There is no doubt that Ancestry.com has changed the way that professional and novice genealogist alike conduct at least some of their research.  It is at the very least a pit stop on the trail of tracing an ancestor down.  However in the 15 years or so that I have been using Ancestry there has developed a very disturbing trend that has potential to do great harm to the unwary.

I’m sure you will have come across the lovely green leaves that offer hints on our ancestors, these can be very helpful (or not).  However be very wary of the hints on the public family trees.  These trees can often offer trees that go back generations, far further back than you have ever managed to get… How, you wonder, has someone managed to trace a farm labourer from Lincolnshire back to 1431?  Then you look a little closer and things just don’t add up, you have babies being born after parents have died, or no citations of where they got the information from and when you check the records for that parish there is nothing.  Whats worse is I can guarantee you’ll find several like it, people will blindly copy a tree just because someone has managed to get so far back.  I understand the excitement of finding something new I really do, but please please check check and triple check the validity of what you are putting into your own tree.

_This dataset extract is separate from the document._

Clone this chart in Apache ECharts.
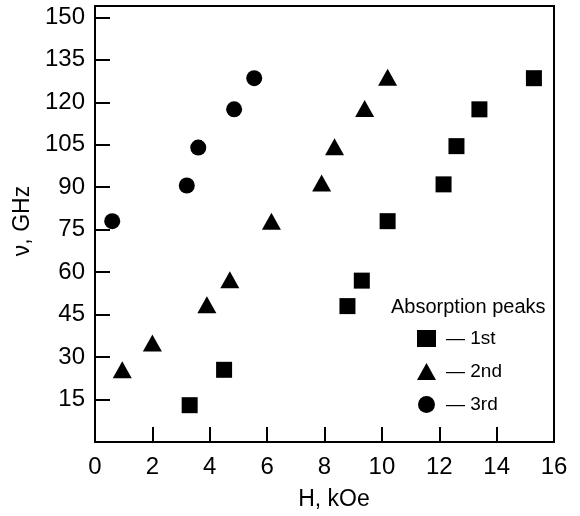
<!DOCTYPE html>
<html>
<head>
<meta charset="utf-8">
<script src="https://cdn.jsdelivr.net/npm/echarts@6/dist/echarts.min.js"></script>
<style>
  html, body { margin: 0; padding: 0; background: #fff; }
  #chart { width: 580px; height: 516px; }
</style>
</head>
<body>
<div id="chart"></div>
<script>
// Absorption peak positions: field H (kOe) vs frequency ν (GHz)
const peak1st = [[3.3, 13], [4.5, 25.5], [8.8, 48], [9.3, 57], [10.2, 78], [12.15, 91], [12.6, 104.5], [13.4, 117.5], [15.3, 128.5]];
const peak2nd = [[0.95, 25.5], [2.0, 35], [3.9, 48.5], [4.7, 57.3], [6.15, 78], [7.9, 91.5], [8.35, 104.3], [9.4, 117.8], [10.2, 128.8]];
const peak3rd = [[0.6, 78], [3.2, 90.6], [3.6, 104], [4.85, 117.5], [5.55, 128.5]];

const seriesNames = ['1st', '2nd', '3rd'];
const xTicks = [0, 2, 4, 6, 8, 10, 12, 14, 16];
const yTicks = [15, 30, 45, 60, 75, 90, 105, 120, 135, 150];

const FONT = '"Liberation Sans", Arial, Helvetica, sans-serif';
const chart = echarts.init(document.getElementById('chart'), null, { renderer: 'canvas' });

const axisCommon = {
  axisLine: { show: true, onZero: false, lineStyle: { color: '#000', width: 2 } },
  axisTick: { show: true, inside: true, length: 15, lineStyle: { color: '#000', width: 2 } },
  splitLine: { show: false },
  axisLabel: { color: '#000', fontFamily: FONT, fontSize: 24 },
  nameTextStyle: { color: '#000', fontFamily: FONT, fontSize: 23 }
};

chart.setOption({
  backgroundColor: '#fff',
  animation: false,
  title: {
    text: 'Absorption peaks',
    left: 391, top: 297,
    padding: 0,
    textStyle: { color: '#000', fontFamily: FONT, fontSize: 20, fontWeight: 'normal' }
  },
  grid: {
    left: 95, right: 26, top: 6, bottom: 74,
    show: true, borderColor: '#000', borderWidth: 2, backgroundColor: 'transparent'
  },
  legend: {
    data: seriesNames,
    orient: 'vertical',
    left: 417, top: 329,
    padding: 0,
    itemWidth: 19, itemHeight: 17, itemGap: 14,
    formatter: name => '\u2014 ' + name,
    textStyle: { color: '#000', fontFamily: FONT, fontSize: 19, padding: [0, 0, 0, 5] }
  },
  xAxis: Object.assign({}, axisCommon, {
    type: 'value', min: 0, max: 16, interval: 2,
    name: 'H, kOe', nameLocation: 'middle', nameGap: 46,
    nameTextStyle: Object.assign({}, axisCommon.nameTextStyle, { padding: [0, 0, 0, 19] }),
    axisLabel: Object.assign({}, axisCommon.axisLabel, { customValues: xTicks, margin: 13 }),
    axisTick: Object.assign({}, axisCommon.axisTick, { customValues: xTicks })
  }),
  yAxis: Object.assign({}, axisCommon, {
    type: 'value', min: 0, max: 154,
    name: 'ν, GHz', nameLocation: 'middle', nameGap: 60,
    nameTextStyle: Object.assign({}, axisCommon.nameTextStyle, { padding: [0, 0, 0, 6] }),
    axisLabel: Object.assign({}, axisCommon.axisLabel, { customValues: yTicks, margin: 10 }),
    axisTick: Object.assign({}, axisCommon.axisTick, { customValues: yTicks })
  }),
  series: [
    { name: '1st', type: 'scatter', data: peak1st, symbol: 'rect', symbolSize: 16, itemStyle: { color: '#000', opacity: 1 } },
    { name: '2nd', type: 'scatter', data: peak2nd, symbol: 'triangle', symbolSize: [19, 17], itemStyle: { color: '#000', opacity: 1 } },
    { name: '3rd', type: 'scatter', data: peak3rd, symbol: 'circle', symbolSize: 16, itemStyle: { color: '#000', opacity: 1 } }
  ]
});
</script>
</body>
</html>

Unfortunately, these mistakes aren’t just reserved for the Tudors… you may well find people arguing over your grandparent’s birthplace or date or even how many siblings they had.

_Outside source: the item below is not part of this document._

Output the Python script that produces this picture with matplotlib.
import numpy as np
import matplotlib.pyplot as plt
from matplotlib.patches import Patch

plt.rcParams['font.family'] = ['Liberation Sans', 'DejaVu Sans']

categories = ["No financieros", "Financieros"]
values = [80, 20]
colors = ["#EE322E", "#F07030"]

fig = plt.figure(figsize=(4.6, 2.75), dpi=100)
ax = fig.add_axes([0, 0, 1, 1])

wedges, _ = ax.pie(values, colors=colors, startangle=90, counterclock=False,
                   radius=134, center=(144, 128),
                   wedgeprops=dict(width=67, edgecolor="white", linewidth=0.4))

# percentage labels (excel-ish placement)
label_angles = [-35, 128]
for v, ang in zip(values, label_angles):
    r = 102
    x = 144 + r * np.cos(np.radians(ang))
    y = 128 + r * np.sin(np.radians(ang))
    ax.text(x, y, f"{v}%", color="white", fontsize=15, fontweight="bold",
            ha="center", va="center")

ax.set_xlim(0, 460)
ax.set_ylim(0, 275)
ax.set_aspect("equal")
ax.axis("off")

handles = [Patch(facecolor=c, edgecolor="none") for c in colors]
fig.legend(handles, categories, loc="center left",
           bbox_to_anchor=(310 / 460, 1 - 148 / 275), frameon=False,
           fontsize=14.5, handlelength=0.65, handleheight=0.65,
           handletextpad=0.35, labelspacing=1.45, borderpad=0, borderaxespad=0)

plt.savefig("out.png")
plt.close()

Ancestry describes the database as follows:
“This database contains family trees submitted to Ancestry by users who have
indicated that their tree can be viewed by all Ancestry members. These trees can
change over time as users edit, remove, or otherwise modify the data in their trees.
You can contact the owner of the tree to get more information.”

In another document, there is the following usage hint (which I initially thought

“These trees are easy to upload, easy to copy, easy to source with bad information,
and do not include a user’s original sources or notes (the linked sources are only
those Ancestry.com databases a user individually adds to each person, a time-consuming
and error-prone process). As such they are often of poor quality, and
even those of good quality lose most of their supporting documentation upon upload
and are therefore of limited use to later researchers. In addition, as they can only be
viewed by Ancestry.com members, they are of limited use to the community as a
whole.”

This is why many Genealogist will tell you to use with caution.  My personal stance is to avoid them completely.  By all means, use the hints, you can find all the birth, marriages and death indexes, use proper citations, and then you know your research is correct.